YOUR OBJECTIVE:
The listing below holds pictures; exclude them. Return exactly the lines from the one with "Convert this chart to D3.js code." through the one with "const yMinorTicks = [10, 30, 50, 70, 90];".

Dataset items:
○ ○ ○ ○ ○ ○ ○

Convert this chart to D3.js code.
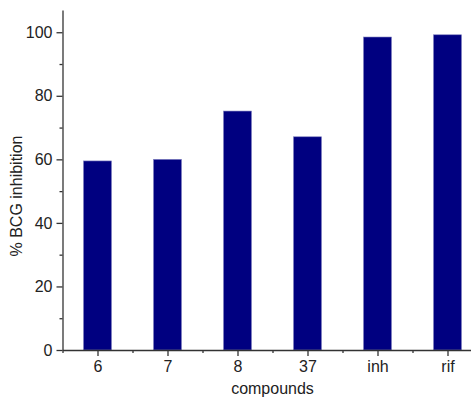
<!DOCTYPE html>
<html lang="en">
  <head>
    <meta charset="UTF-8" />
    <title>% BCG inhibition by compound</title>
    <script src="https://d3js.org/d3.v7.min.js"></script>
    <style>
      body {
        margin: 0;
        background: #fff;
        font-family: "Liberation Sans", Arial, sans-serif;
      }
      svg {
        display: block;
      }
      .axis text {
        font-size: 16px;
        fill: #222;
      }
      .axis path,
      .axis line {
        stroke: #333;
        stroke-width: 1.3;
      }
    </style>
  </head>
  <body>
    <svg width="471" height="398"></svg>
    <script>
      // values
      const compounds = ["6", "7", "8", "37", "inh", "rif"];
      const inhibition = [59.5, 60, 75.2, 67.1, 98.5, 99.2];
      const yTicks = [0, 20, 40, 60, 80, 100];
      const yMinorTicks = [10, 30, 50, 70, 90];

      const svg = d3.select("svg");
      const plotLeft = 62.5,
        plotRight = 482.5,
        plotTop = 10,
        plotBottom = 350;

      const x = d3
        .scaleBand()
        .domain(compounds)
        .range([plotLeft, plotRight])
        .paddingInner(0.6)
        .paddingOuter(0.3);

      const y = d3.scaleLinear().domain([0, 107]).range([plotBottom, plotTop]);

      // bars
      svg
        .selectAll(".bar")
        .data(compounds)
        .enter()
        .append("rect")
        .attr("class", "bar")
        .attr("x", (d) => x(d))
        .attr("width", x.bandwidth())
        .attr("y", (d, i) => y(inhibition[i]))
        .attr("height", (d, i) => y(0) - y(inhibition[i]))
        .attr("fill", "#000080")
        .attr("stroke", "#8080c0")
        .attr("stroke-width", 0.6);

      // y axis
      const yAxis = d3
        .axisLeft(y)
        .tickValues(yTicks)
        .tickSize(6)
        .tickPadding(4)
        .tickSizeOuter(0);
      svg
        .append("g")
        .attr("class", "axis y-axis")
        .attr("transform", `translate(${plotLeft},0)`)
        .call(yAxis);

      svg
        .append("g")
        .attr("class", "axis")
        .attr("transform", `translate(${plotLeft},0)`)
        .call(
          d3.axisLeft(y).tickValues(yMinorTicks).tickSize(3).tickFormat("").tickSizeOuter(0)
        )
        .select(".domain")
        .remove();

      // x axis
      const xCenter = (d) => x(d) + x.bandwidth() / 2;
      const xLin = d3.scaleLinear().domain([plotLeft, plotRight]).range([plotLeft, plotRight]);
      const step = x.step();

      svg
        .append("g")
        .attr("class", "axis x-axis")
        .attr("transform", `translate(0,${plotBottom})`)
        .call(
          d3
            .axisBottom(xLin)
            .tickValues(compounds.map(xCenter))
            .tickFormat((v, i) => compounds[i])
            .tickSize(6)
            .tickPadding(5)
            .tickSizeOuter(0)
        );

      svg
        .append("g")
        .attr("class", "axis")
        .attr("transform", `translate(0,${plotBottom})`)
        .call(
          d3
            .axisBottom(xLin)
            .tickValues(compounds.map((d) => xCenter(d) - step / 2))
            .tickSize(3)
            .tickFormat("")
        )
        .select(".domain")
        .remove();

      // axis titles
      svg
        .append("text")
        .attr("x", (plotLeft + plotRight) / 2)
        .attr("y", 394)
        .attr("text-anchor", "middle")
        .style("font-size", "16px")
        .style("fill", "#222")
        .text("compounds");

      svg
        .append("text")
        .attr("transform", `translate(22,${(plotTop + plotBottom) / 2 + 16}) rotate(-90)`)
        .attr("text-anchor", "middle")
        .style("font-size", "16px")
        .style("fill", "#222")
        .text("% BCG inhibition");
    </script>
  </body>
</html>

○ ○ ○ ○ ○ ○ ○

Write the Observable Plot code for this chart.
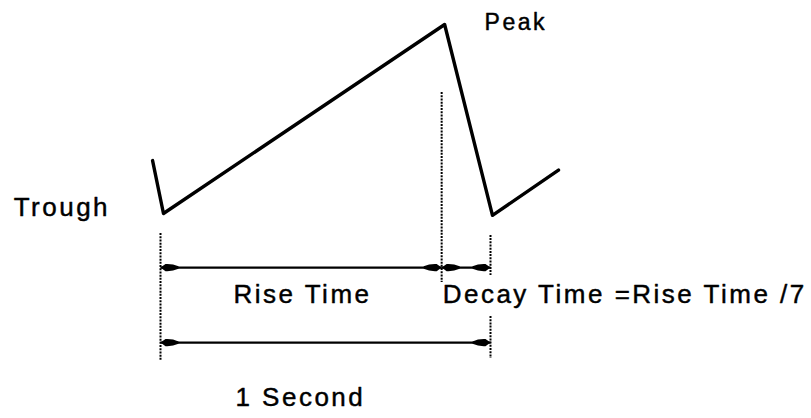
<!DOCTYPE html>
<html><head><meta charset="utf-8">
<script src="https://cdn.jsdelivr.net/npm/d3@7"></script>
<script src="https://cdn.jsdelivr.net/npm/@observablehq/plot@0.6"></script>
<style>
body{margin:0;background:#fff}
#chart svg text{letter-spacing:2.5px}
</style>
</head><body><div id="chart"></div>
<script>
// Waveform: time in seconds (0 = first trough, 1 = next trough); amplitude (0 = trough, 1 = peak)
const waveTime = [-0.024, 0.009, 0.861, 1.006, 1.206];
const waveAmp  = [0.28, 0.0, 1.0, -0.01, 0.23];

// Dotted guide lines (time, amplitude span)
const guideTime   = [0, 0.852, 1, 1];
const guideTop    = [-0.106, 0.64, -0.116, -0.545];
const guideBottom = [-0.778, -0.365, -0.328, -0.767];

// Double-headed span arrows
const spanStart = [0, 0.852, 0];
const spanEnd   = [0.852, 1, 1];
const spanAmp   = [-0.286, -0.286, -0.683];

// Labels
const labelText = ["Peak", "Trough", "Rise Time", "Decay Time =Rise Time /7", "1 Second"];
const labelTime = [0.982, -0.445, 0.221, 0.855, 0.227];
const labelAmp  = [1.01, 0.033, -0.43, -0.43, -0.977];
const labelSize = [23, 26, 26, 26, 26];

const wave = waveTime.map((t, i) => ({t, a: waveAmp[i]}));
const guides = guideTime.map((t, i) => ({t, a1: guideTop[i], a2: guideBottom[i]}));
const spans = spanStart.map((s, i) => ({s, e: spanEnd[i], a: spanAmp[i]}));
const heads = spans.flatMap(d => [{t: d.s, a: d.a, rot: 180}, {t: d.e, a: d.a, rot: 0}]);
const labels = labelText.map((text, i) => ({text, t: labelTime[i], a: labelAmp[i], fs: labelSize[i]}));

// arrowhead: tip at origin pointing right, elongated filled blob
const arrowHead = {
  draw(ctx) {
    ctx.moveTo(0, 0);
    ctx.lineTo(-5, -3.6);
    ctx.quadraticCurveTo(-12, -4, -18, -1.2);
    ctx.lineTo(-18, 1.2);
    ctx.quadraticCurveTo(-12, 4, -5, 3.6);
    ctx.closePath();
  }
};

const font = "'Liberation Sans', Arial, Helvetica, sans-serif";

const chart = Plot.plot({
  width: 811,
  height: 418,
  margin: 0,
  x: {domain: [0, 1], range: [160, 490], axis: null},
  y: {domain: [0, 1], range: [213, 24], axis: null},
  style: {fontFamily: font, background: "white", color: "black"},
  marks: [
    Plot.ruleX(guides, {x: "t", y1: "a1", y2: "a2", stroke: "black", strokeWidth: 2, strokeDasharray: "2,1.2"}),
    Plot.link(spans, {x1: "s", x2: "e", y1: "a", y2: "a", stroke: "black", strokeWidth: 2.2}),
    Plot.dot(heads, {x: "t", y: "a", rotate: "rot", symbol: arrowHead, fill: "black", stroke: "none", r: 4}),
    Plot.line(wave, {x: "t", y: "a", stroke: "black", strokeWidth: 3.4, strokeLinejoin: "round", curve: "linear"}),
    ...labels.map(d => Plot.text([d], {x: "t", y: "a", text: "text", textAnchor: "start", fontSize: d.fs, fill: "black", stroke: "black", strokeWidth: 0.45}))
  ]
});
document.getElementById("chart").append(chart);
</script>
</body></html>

○ ○ ○ ○ ○ ○ ○

THE SOLUTION:
Convert this chart to D3.js code.
<!DOCTYPE html>
<html lang="en">
  <head>
    <meta charset="UTF-8" />
    <title>% BCG inhibition by compound</title>
    <script src="https://d3js.org/d3.v7.min.js"></script>
    <style>
      body {
        margin: 0;
        background: #fff;
        font-family: "Liberation Sans", Arial, sans-serif;
      }
      svg {
        display: block;
      }
      .axis text {
        font-size: 16px;
        fill: #222;
      }
      .axis path,
      .axis line {
        stroke: #333;
        stroke-width: 1.3;
      }
    </style>
  </head>
  <body>
    <svg width="471" height="398"></svg>
    <script>
      // values
      const compounds = ["6", "7", "8", "37", "inh", "rif"];
      const inhibition = [59.5, 60, 75.2, 67.1, 98.5, 99.2];
      const yTicks = [0, 20, 40, 60, 80, 100];
      const yMinorTicks = [10, 30, 50, 70, 90];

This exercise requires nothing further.